James G. Fifield is an American businessman, who was President and CEO of EMI from 1988 to 1998.

==Background==
Prior to joining EMI, Fifield became a vice president at General Mills in 1984. In 1985, he became president and chief executive of CBS/Fox Video.

==EMI==
During his tenure, EMI became the number one publishing company and the third largest music company in the world, with operations in over 70 countries and sales in excess of $4 billion. Operating profits grew from $5 million in 1988 to over $550 million in 1998, disposing of Thorn to Thorn EMI to redefine the company as a music business.

Acquisitions carried out under Fifield's tenure included Japan's Toshiba/EMI for over $400m, SBK Publishing for $337m (in 1989), Chrysalis for £70m, and Virgin for $950m, amongst dozens of other lesser known labels.

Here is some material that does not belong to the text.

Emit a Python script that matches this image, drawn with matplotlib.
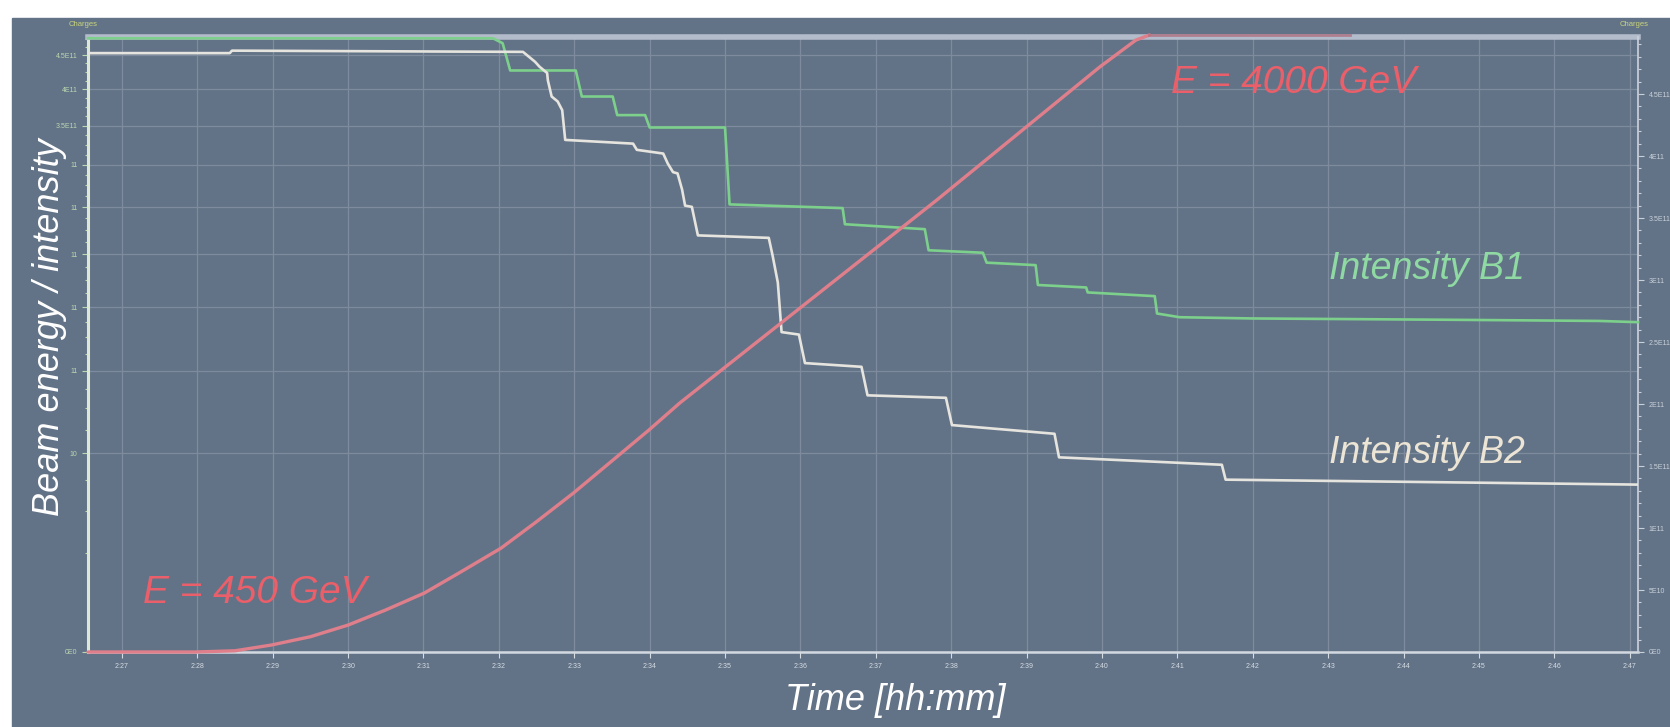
import matplotlib

matplotlib.use("Agg")
import matplotlib.pyplot as plt
import numpy as np
from matplotlib.patches import Rectangle
from matplotlib.ticker import MultipleLocator

plt.rcParams["font.family"] = ["Liberation Sans", "DejaVu Sans"]

# time axis: minutes after 2:00
b1_time = [26.55, 31.92, 32.05, 32.15, 33.02, 33.10, 33.51, 33.57, 33.94, 34.00,
           35.00, 35.06, 36.56, 36.59, 37.65, 37.70, 38.42, 38.47, 39.12, 39.15,
           39.79, 39.81, 40.70, 40.73, 41.03, 42.00, 44.48, 46.60, 47.11]
b1_intensity = [4.95, 4.95, 4.91, 4.69, 4.69, 4.48, 4.48, 4.33, 4.33, 4.23,
                4.23, 3.61, 3.58, 3.45, 3.41, 3.24, 3.22, 3.14, 3.12, 2.96,
                2.94, 2.90, 2.87, 2.73, 2.70, 2.69, 2.68, 2.67, 2.66]  # 1e11 p

b2_time = [26.55, 28.43, 28.46, 32.32, 32.48, 32.54, 32.64, 32.65, 32.70, 32.78,
           32.84, 32.88, 33.78, 33.83, 34.18, 34.24, 34.31, 34.37, 34.43, 34.47,
           34.56, 34.64, 35.58, 35.63, 35.70, 35.75, 35.98, 36.06, 36.81, 36.89,
           37.93, 38.01, 39.37, 39.43, 41.59, 41.64, 47.11]
b2_intensity = [4.83, 4.83, 4.85, 4.84, 4.76, 4.72, 4.67, 4.61, 4.48, 4.44,
                4.37, 4.13, 4.10, 4.05, 4.02, 3.94, 3.87, 3.86, 3.73, 3.60,
                3.59, 3.36, 3.34, 3.20, 2.98, 2.58, 2.56, 2.33, 2.30, 2.07,
                2.05, 1.83, 1.76, 1.57, 1.51, 1.39, 1.35]

energy_time = [26.55, 27.97, 28.50, 28.98, 29.50, 30.00, 30.50, 31.01, 31.50, 32.03,
               32.50, 32.99, 33.99, 34.40, 37.81, 39.97, 40.45, 40.63, 43.29]
energy_gev = [450, 450, 457, 490, 538, 605, 692, 789, 912, 1048,
              1200, 1365, 1727, 1883, 3051, 3816, 3971, 4000, 4000]

minute_ticks = list(range(27, 48))
minute_labels = [f"2:{m}" for m in minute_ticks]
intensity_ticks = [0, 0.5, 1, 1.5, 2, 2.5, 3, 3.5, 4, 4.5]
intensity_labels = ["0E0", "5E10", "1E11", "1.5E11", "2E11", "2.5E11",
                    "3E11", "3.5E11", "4E11", "4.5E11"]
# left-hand labels partly sit under the axis title panel
left_labels = ["0E0", "10", "11", "11", "11", "11", "11", "3.5E11", "4E11", "4.5E11"]

SLATE = "#637387"
GRID = "#7e8b9e"
W, H = 1670, 727


def fx(px):
    return px / W


def fy(py):
    return 1 - py / H


fig = plt.figure(figsize=(W / 100, H / 100), dpi=100)
fig.patch.set_facecolor("white")
fig.patches.append(Rectangle((fx(12), 0), 1 - fx(12), fy(18), transform=fig.transFigure,
                             color=SLATE, zorder=-10))

pos = [fx(88), fy(652), fx(1638) - fx(88), fy(37) - fy(652)]

# left axis: square-root scale, carries the grid
ax = fig.add_axes(pos)
ax.set_facecolor("none")
ax.set_xlim(26.55, 47.11)
ax.set_yscale("function", functions=(lambda v: np.sqrt(np.clip(v, 0, None)), np.square))
ax.set_ylim(0, 4.777)
ax.set_yticks(intensity_ticks, left_labels)
ax.yaxis.set_minor_locator(MultipleLocator(0.125))
ax.set_xticks(minute_ticks, minute_labels)
ax.grid(True, color=GRID, lw=0.9)
ax.tick_params(axis="y", which="both", colors="#b9d8b0", labelsize=5, length=4, width=0.8)
ax.tick_params(axis="y", which="minor", length=2)
ax.tick_params(axis="x", colors="#d5dbe3", labelsize=5, length=4, width=0.8, pad=4)
for side, col, lw in [("left", "#dbe8d8", 2.2), ("bottom", "#d3d9e1", 1.8),
                      ("top", "#b3bccb", 4.0)]:
    ax.spines[side].set_color(col)
    ax.spines[side].set_linewidth(lw)
ax.spines["right"].set_visible(False)

# right axis: linear intensity
ax_r = ax.twinx()
ax_r.set_ylim(0, 4.96)
ax_r.set_yticks(intensity_ticks, intensity_labels)
ax_r.yaxis.set_minor_locator(MultipleLocator(0.1))
ax_r.tick_params(axis="y", which="both", colors="#c9d0da", labelsize=5, length=4, width=0.8)
ax_r.tick_params(axis="y", which="minor", length=2)
for side in ["left", "top", "bottom"]:
    ax_r.spines[side].set_visible(False)
ax_r.spines["right"].set_color("#cbd2dc")
ax_r.spines["right"].set_linewidth(1.2)

ax_r.plot(b1_time, b1_intensity, color="#7cd08c", lw=1.9, zorder=4, clip_on=False)
ax_r.plot(b2_time, b2_intensity, color="#e6e4de", lw=1.9, zorder=5)

# energy on its own hidden scale; the flat top is drawn fainter
ax_e = ax.twinx()
ax_e.set_ylim(450, 3988.5)
ax_e.axis("off")
top = energy_gev.index(4000)
ax_e.plot(energy_time[:top + 1], energy_gev[:top + 1], color="#df7f8b", lw=2.4,
          clip_on=False, zorder=6, solid_capstyle="round")
ax_e.plot(energy_time[top:], energy_gev[top:], color="#b07080", lw=2.0,
          clip_on=False, zorder=6, alpha=0.8)

# small header tags
fig.text(fx(69), fy(25), "Charges", fontsize=5.5, color="#c9d47c", va="center")
fig.text(fx(1620), fy(25), "Charges", fontsize=5.5, color="#c9d47c", va="center")

# annotations
red = "#ea5f69"
fig.text(fx(1171), fy(93), "E = 4000 GeV", fontsize=28, style="italic", color=red,
         va="baseline")
fig.text(fx(143), fy(603), "E = 450 GeV", fontsize=28, style="italic", color=red,
         va="baseline")
fig.text(fx(1329), fy(279), "Intensity B1", fontsize=27, style="italic", color="#8fd9a2",
         va="baseline")
fig.text(fx(1329), fy(463), "Intensity B2", fontsize=27, style="italic", color="#ece4d4",
         va="baseline")
fig.text(fx(895), fy(700), "Time [hh:mm]", fontsize=26, style="italic", color="white",
         ha="center", va="center")
fig.text(fx(50), fy(327), "Beam energy / intensity", fontsize=26, style="italic",
         color="white", rotation=90, ha="center", va="center")

fig.savefig("out.png", dpi=100, facecolor=fig.get_facecolor())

During his tenure, the company expanded into Eastern Europe and Latin America. He also led the company through global consolidation during a time of transition, reconfiguring the business to reflect the emergence of the CD, closing vinyl businesses, and consolidating the cassette businesses. In November of 1992 he leaks Ordinary World by Duran Duran to a couple of Florida radio stations three months before the intended release. A Jacksonville station receives a hundred calls about it in the first day. Capitol ends up rushing the US single for an early release.

Fifield was forced out of EMI in the spring of 1998, after an unsuccessful bid to become the chief executive of EMI Group. He was bought out of his contract for 12 million pounds, reportedly the largest corporate buyout in UK history at the time.

In 2007, he pursued a bid to purchase EMI with London-based financier Sam Glover, which was later withdrawn.